I may here call attention to a significant fact in the history of recent Christian work in Japan. Although the serious-minded Japanese is first attracted to Christianity by the character of its ethical thought—so much resembling, also so much surpassing that of Confucius, it is none the less true that monotheism is another powerful source of attraction. I have been repeatedly told by Christians that the first religious satisfaction they ever experienced was upon their discovery of monotheism. How it affected Dr. Neesima, readers of his life cannot have overlooked. He is a type of multitudes. In the earlier days of Christian work many felt that they had become Christians upon rejection of polytheism and acceptance of monotheism. And in truth they were so far forth Christian, although they knew little of Christ, and felt little need of His help as a personal Saviour. The weakness of the Church in recent years is due in part, I doubt not, to the acceptance into its membership of numbers who were, properly speaking, monotheistic, but not in the complete sense of the term Christian. Their discovery later that more was needed than the intellectual acceptance of monotheism ere they could be considered, or even be, truly "Christian," has led many such "believers" to abandon their relations with the Church. This, while on many accounts to be regretted, was nevertheless inevitable.
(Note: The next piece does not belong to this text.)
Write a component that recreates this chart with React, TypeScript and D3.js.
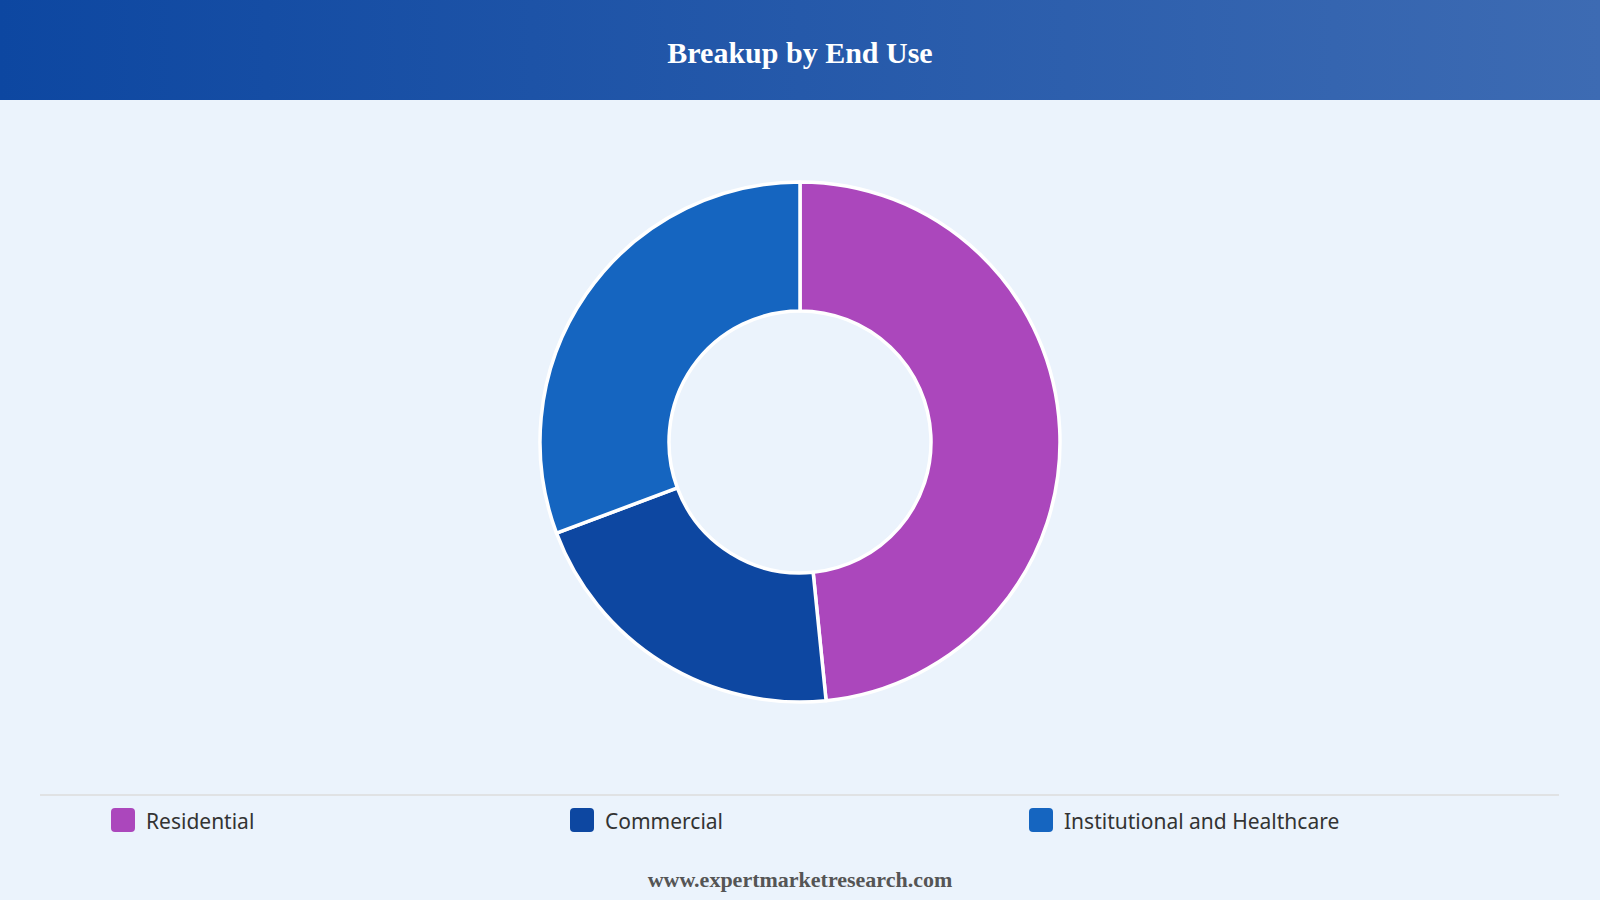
import React from "react";
import * as d3 from "d3";

const categories = ["Residential", "Commercial", "Institutional and Healthcare"];
const values = [48.4, 20.9, 30.7];
const colors = ["#ab47bc", "#0d47a1", "#1565c0"];
const title = "Breakup by End Use";
const footer = "www.expertmarketresearch.com";

const W = 1600;
const H = 900;

export default function App() {
  const cx = 800;
  const cy = 442;
  const outerR = 260;
  const innerR = 131;

  const pie = d3
    .pie<number>()
    .value((d) => d)
    .sort(null)
    .startAngle(0)
    .endAngle(2 * Math.PI);
  const arcs = pie(values);
  const arcGen = d3.arc<d3.PieArcDatum<number>>().innerRadius(innerR).outerRadius(outerR);

  const legendX = d3.scalePoint<string>().domain(categories).range([111, 1029]);

  return (
    <svg
      width={W}
      height={H}
      style={{ position: "absolute", left: 0, top: 0, display: "block" }}
    >
      <defs>
        <linearGradient id="hdr" x1="0" y1="0" x2="1" y2="0">
          <stop offset="0%" stopColor="#0d47a1" />
          <stop offset="100%" stopColor="#3d6bb3" />
        </linearGradient>
      </defs>
      <rect x={0} y={0} width={W} height={H} fill="#ebf3fc" />
      <rect x={0} y={0} width={W} height={100} fill="url(#hdr)" />
      <text
        x={W / 2}
        y={63}
        textAnchor="middle"
        fill="#ffffff"
        fontFamily="'Liberation Serif', 'Times New Roman', serif"
        fontWeight="bold"
        fontSize={30}
      >
        {title}
      </text>

      <g transform={`translate(${cx},${cy})`}>
        {arcs.map((a, i) => (
          <path
            key={categories[i]}
            d={arcGen(a) || ""}
            fill={colors[i]}
            stroke="#ffffff"
            strokeWidth={3.5}
            strokeLinejoin="round"
          />
        ))}
      </g>

      <line x1={40} x2={1559} y1={795} y2={795} stroke="#dcdcdc" strokeWidth={1.5} />

      {categories.map((c, i) => {
        const x = legendX(c) as number;
        return (
          <g key={c}>
            <rect x={x} y={808} width={24} height={24} rx={4} ry={4} fill={colors[i]} />
            <text
              x={x + 35}
              y={828.5}
              fill="#333333"
              fontFamily="'Noto Sans', 'Open Sans', sans-serif"
              fontSize={21}
            >
              {c}
            </text>
          </g>
        );
      })}

      <text
        x={W / 2}
        y={887}
        textAnchor="middle"
        fill="#555555"
        fontFamily="'Liberation Serif', 'Times New Roman', serif"
        fontWeight="bold"
        fontSize={22}
      >
        {footer}
      </text>
    </svg>
  );
}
The bare acceptance of the monotheistic idea does not secure that transformation of heart and produce that warmth of living faith which are essential elements in the altruistic life demanded of the Christian.

Nor is it difficult to understand why monotheism has proved such an attraction to the Japanese when we consider that through it they first recognized a unity in the universe and even in their own lives. Nature, and human nature took on an intelligibility which they never had had under the older philosophy. History likewise was seen to have a meaning and an order, to say nothing of a purpose, which the non-Christian faiths did not themselves see and could not give to their devotees. Furthermore the monotheistic idea furnished a satisfactory background and explanation for the exact sciences. If there is but one God, who is the fount and cause of all being, it is easy to see why the truths of science should be universal and absolute, rather than local and diverse, as they would be were they subject to the jurisdiction of various local deities. The universality of nature's laws was inconceivable under polytheism. Monotheism thus found a ready access to many minds. Polytheism pure and simple is the belief of no educated Japanese to-day. He is a monist of some kind or other. Philosophic Buddhism always was monistic, but not monotheistic. Thinking Confucianists were also monistic. But neither philosophic Buddhism nor Confucianism emphasized their monistic elements; they did not realize the importance to popular thought of monistic conceptions. But possessing these ideas, and being now in contact with aggressive Christian monotheism, they are beginning to emphasize this truth.